* **TASK DETAILS**
Your task is to print exactly the lines from the line that contains "Clone this diagram in TikZ." through the line that contains "(brk) at (233,60);", with pictures left out.

>> START SOURCE DATA

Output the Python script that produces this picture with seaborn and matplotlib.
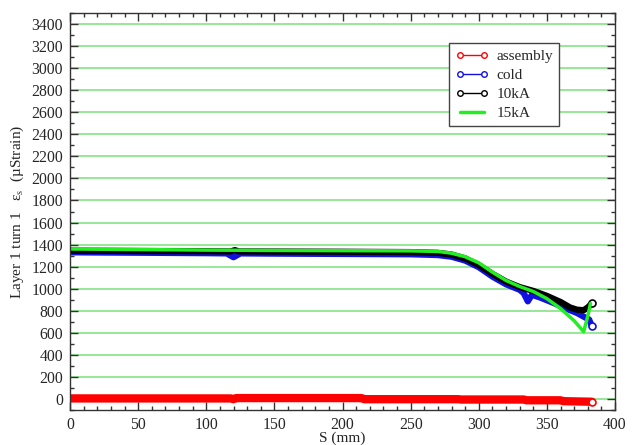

>> END SOURCE DATA
>> START SOURCE DATA

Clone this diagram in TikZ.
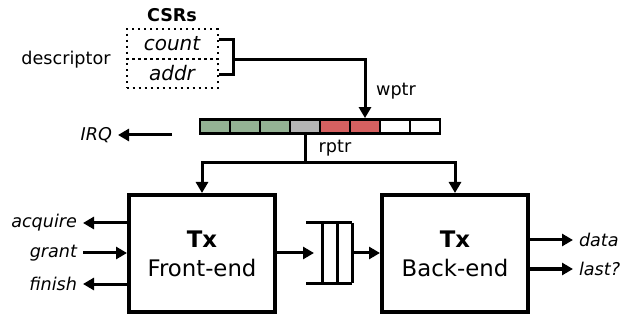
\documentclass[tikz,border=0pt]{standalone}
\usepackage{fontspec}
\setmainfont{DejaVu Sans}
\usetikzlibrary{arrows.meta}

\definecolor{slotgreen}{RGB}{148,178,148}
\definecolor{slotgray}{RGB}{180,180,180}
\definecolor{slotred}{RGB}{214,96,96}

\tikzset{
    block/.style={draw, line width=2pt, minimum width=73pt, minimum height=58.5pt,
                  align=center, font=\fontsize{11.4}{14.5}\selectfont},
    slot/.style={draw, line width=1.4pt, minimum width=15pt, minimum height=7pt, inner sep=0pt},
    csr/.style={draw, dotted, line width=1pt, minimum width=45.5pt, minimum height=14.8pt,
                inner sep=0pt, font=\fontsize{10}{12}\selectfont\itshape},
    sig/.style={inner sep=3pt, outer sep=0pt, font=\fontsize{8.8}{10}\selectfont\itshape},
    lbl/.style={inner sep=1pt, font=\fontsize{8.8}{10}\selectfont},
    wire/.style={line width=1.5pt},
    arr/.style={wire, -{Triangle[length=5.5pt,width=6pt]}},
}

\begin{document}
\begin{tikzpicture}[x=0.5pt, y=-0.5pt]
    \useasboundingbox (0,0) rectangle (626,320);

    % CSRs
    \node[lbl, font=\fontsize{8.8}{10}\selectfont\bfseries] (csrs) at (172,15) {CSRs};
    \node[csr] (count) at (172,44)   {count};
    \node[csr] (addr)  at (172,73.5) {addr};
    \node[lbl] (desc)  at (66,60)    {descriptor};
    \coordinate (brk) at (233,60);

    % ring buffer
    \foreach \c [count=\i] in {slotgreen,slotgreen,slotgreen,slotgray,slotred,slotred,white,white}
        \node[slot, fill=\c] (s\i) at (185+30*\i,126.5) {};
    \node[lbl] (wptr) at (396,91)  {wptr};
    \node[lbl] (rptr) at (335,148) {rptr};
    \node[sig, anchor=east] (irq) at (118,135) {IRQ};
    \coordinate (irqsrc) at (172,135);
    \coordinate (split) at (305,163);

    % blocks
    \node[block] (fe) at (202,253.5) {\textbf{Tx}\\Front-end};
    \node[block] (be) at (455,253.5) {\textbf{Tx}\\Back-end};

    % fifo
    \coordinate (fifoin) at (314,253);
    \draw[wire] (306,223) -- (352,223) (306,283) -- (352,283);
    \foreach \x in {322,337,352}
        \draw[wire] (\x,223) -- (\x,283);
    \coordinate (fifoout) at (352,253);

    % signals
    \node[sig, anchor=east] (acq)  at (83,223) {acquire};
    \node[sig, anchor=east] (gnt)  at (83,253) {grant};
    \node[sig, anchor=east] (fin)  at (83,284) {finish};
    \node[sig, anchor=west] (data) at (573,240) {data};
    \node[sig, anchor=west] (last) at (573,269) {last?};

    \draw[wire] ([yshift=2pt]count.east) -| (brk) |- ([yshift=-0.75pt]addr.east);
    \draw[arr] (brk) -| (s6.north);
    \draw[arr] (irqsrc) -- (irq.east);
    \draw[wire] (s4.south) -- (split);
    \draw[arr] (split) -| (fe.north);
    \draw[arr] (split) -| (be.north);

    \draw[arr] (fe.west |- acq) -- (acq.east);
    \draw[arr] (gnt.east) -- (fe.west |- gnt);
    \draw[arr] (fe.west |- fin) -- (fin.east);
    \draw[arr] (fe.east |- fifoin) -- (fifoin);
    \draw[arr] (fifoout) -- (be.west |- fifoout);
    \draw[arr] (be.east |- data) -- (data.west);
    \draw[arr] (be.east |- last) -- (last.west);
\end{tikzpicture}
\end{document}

>> END SOURCE DATA

* **EXPECTED ANSWER**
Clone this diagram in TikZ.
\documentclass[tikz,border=0pt]{standalone}
\usepackage{fontspec}
\setmainfont{DejaVu Sans}
\usetikzlibrary{arrows.meta}

\definecolor{slotgreen}{RGB}{148,178,148}
\definecolor{slotgray}{RGB}{180,180,180}
\definecolor{slotred}{RGB}{214,96,96}

\tikzset{
    block/.style={draw, line width=2pt, minimum width=73pt, minimum height=58.5pt,
                  align=center, font=\fontsize{11.4}{14.5}\selectfont},
    slot/.style={draw, line width=1.4pt, minimum width=15pt, minimum height=7pt, inner sep=0pt},
    csr/.style={draw, dotted, line width=1pt, minimum width=45.5pt, minimum height=14.8pt,
                inner sep=0pt, font=\fontsize{10}{12}\selectfont\itshape},
    sig/.style={inner sep=3pt, outer sep=0pt, font=\fontsize{8.8}{10}\selectfont\itshape},
    lbl/.style={inner sep=1pt, font=\fontsize{8.8}{10}\selectfont},
    wire/.style={line width=1.5pt},
    arr/.style={wire, -{Triangle[length=5.5pt,width=6pt]}},
}

\begin{document}
\begin{tikzpicture}[x=0.5pt, y=-0.5pt]
    \useasboundingbox (0,0) rectangle (626,320);

    % CSRs
    \node[lbl, font=\fontsize{8.8}{10}\selectfont\bfseries] (csrs) at (172,15) {CSRs};
    \node[csr] (count) at (172,44)   {count};
    \node[csr] (addr)  at (172,73.5) {addr};
    \node[lbl] (desc)  at (66,60)    {descriptor};
    \coordinate (brk) at (233,60);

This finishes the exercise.